O Vivarium Festival está de volta ao Porto dia 28, 29 e 30 de março para refletir sobre o impacto da tecnologia nas artes e na sociedade.
“Natural Intelligence, What AI still can’t do?”
Quando a Alfa-Go venceu Lee Sedol, o melhor jogador de Go do mundo, o algoritmo Deep-mind fez movimentos nunca vistos na história do jogo. Foi o horizonte desse jogo milenar - considerado pelos chineses uma arte ao nível da música, da caligrafia ou da pintura - que mudou, quando os jogadores perceberam que ainda havia muitas estratégias por descobrir. Que vergonha para a inteligência humana! Será que os humanos se irão tornar animais de estimação das Inteligências Artificiais (IA), como gosta de repetir Elon Musk?
Em 2019 o Vivarium ambiciona estimular esse debate sobre as convergências e divergências entre Inteligência Natural e Inteligência Artificial, apresentando exposições, performances, concertos, workshops e palestras em vários espaços da cidade do Porto: Maus Hábitos, Ateneu Comercial, Cinema Passos Manuel e Reitoria da Universidade do Porto, com a conferência de filosofia “Criar Conceitos-Seguir Regras”
O tema da edição 2019 é “Natural Intelligence, What AI still can’t do?” em referência ao livro de 1972 de Hubert L. Dreyfus, “What Computers Still Can’t Do, A Critique Of Artificial Reason”.
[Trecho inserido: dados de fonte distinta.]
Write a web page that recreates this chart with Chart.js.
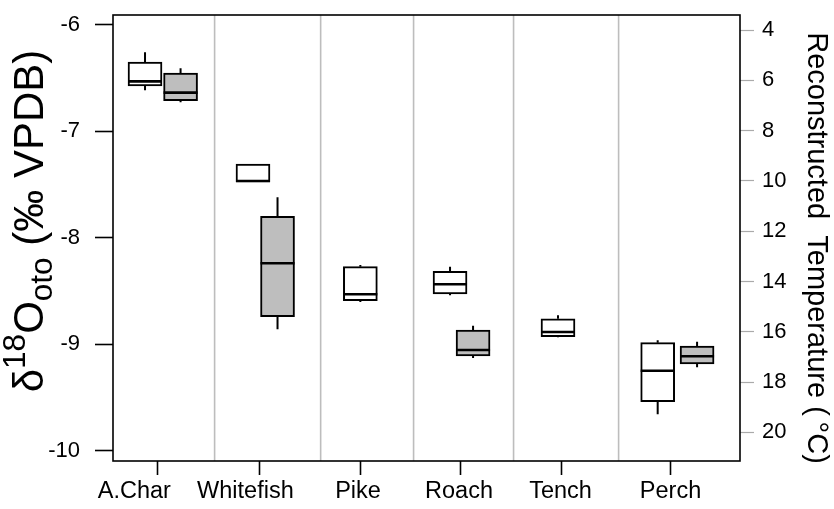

Numa época em que se especula intensamente sobre as capacidades das IA criarem e em que os comportamentos dos seres vivos são muitas vezes reduzidos a um funcionamento pseudocientífico onde matéria e script são supostamente equivalentes, quisemos convidar artistas e pensadores que questionem o que é realmente específico do vivo; quisemos ultrapassar a oposição Natureza libre e criativa de um lado, versus máquinas ou instituições alienantes do outro, convidando artistas cujos trabalhos perturbam essa oposição tradicional Natura/Cultura.
Como explica o filósofo Tristan Garcia, a inteligência da espécie humana distingue-se das IA porque é uma consciência viva, entre a animalidade que a constitui e as representações que constrói. A partir do momento em que o humano é determinado como acontecimento evolutivo, a única maneira de afirmar uma identidade humana é imitar a evolução natural, artificializando-a; ou seja, tentar fazer mais e melhor do que a evolução natural faz. A Singularidade, versão contemporânea do velho sonho do automatismo, corresponde a essa tentativa desesperada de criar uma identidade diferente, transcendente para além do que existe enquanto determinismo.
Mas, por mais que tente, o animal humano não consegue inventar-se enquanto uma identidade nova. Ele apenas existe “entre”. Entre a criatura e o criador, entre o animal e a máquina, entre a besta e o soberano. Entre viver num ambiente e ser ambiente. Identifica-se com as máquinas para diferenciar-se dos animais e identifica-se com os animais para se diferenciar das máquinas. Só pode curar-se da animalidade pela artificialidade e da artificialidade pela animalidade. A sua autonomia reside nisso. As AI, por mais sofisticadas que sejam, não são autónomas porque não criam as regras. A vida cria regras e problematiza num pré-movimento onde todos os ponderadores possíveis e imagináveis entram em conta, caindo para o lado da vida ou da morte, para o lado da colaboração ou da agressão, da integração ou da desintegração.